Well, well. That substitution made y disappear, which will let us solve for x. Usually when things disappear, either a magician or large sums of money are involved.

x + 3 = 4

x = 1

Now we can plug 1 in for x in either of the original equations and solve for y. We'll put it in y = -x + 3.

y = -1 + 3 = 2

We now have a solution to the system of linear equations: (1, 2). That's where the two lines meet. Or is it? Maybe we should double-check.

y = -x + 3

2 = -1 + 3

Our first equation checks out. The left- and right-hand sides agree.

2x + y = 4

2(1) + 2 = 4

Same here. Both sides of both equations agree, so we're in the clear. We're still wondering why (-x + 3) doesn't want to be our friend, though. And (-x + 3), why won't you return our calls? Was it the surprise water balloon? We already said we were sorry.

The Substitution Method

Now that we've done a problem using it, here is the substitution method laid out. Believe us, it's much less scary than that image of a substitute teacher.
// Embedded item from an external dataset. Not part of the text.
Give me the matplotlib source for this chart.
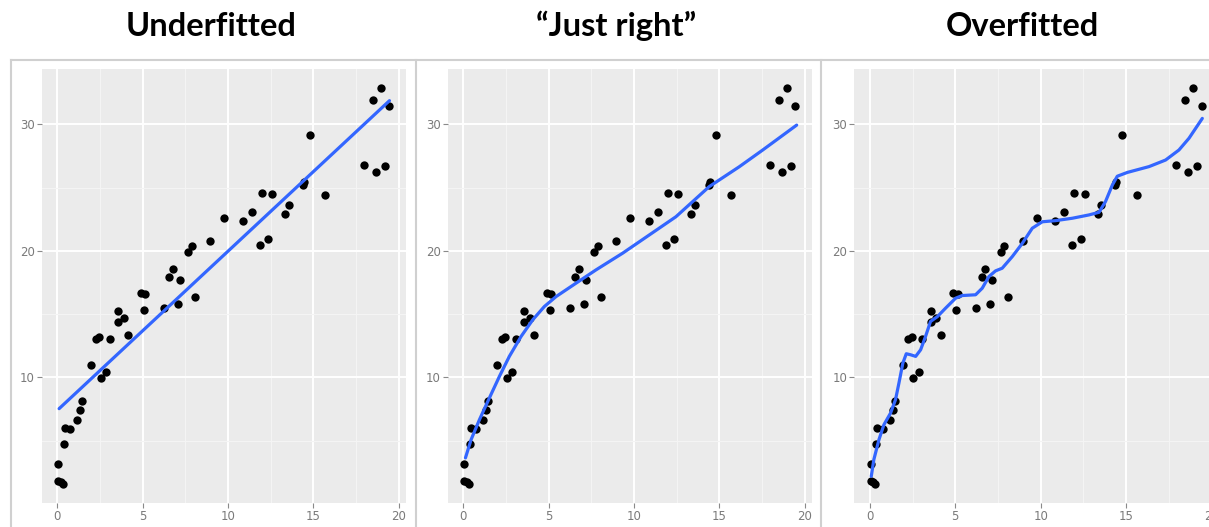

Step 1: Isolate one of the variables in one equation. Make sure the variable knows it's not personal, it's just algebra. We don't like to hurt any variables' feelings.

Step 2: Substitute the expression from Step 1 into the other equation. Just cram the whole thing right in there. We should now have an equation with only one variable. Solve for it.

Step 3: Take the answer from Step 2 and substitute it back into either one of the original equations. Solve for the other variable.

Step 4: Check the solution in both of the original equations. Mistakes will be caught, quarantined, and given a good scrub down at this stage.

Optional Step 5: Once everything checks out, bask in the warm glow of algebraic achievement.

That's a lot of words to explain what we're doing, but we don't really need all of them. Let's toss out, say, all but one word for each step: Isolate, Substitute, Solve, Check, Bask. See, it still makes sense.

Sample Problem

Solve using the substitution method.

-2x + y = -1

-x + y = -3

Which variable will we stick in the isolation chamber? That y in the second equation looks like it could use some alone time.

y = x – 3

Now we can substitute (x – 3) in for y in the first equation. We'd substitute it somewhere else, but that joke is already old.

-2x + (x – 3) = -1

-x – 3 = -1

-x = 2

x = -2

We're halfway to a solution to this little problem. All we need is the cooperation of one of our initial equations. Sorry, -2x + y = -1, you've been volunteered. "Conscripted" would be the better word, we suppose.

-2(-2) + y = -1

4 + y = -1

y = -5

Looks like (-2, -5) is our solution. We're so close to basking in our achievement, but we can't until we check our answer. It would be awful if we basked with the wrong answer. Just the absolute worst.

-2x + y = -1

-2(-2) – 5 = -1

4 – 5 = -1

This is good. We're already at half bask; we can't help ourselves.

-x + y = -3

-(-2) – 5 = -3

2 – 5 = -3

Ah, there we go. The achievement washes over us. Excuse us for a moment; we're going to do our best "lizard sitting on a hot rock" impression.

Sample Problem

Solve using substitution method.

-x = 3y + 6

6y + 2x = -12

We haven't given x any time in the isolation chamber yet, so let's get it alone in the first equation.

-x = 3y + 6

x = -3y – 6

We now know x's dirty little secret. Don't worry, x, that isn't anything to be ashamed of. In fact, we'd like to introduce you to the x in the other equation; you two have a lot in common.

6y + 2(-3y – 6) = -12

6y – 6y – 12 = -12

0 = 0

Well, that's different. When all of our variables cancel out and we're left with a true statement like 0 = 0, that means that the lines are actually the same line. They lie on top of each other, so every point on one line is also a solution to the other line. That's an infinite number of solutions. We couldn't count that high, even if you gave us a week.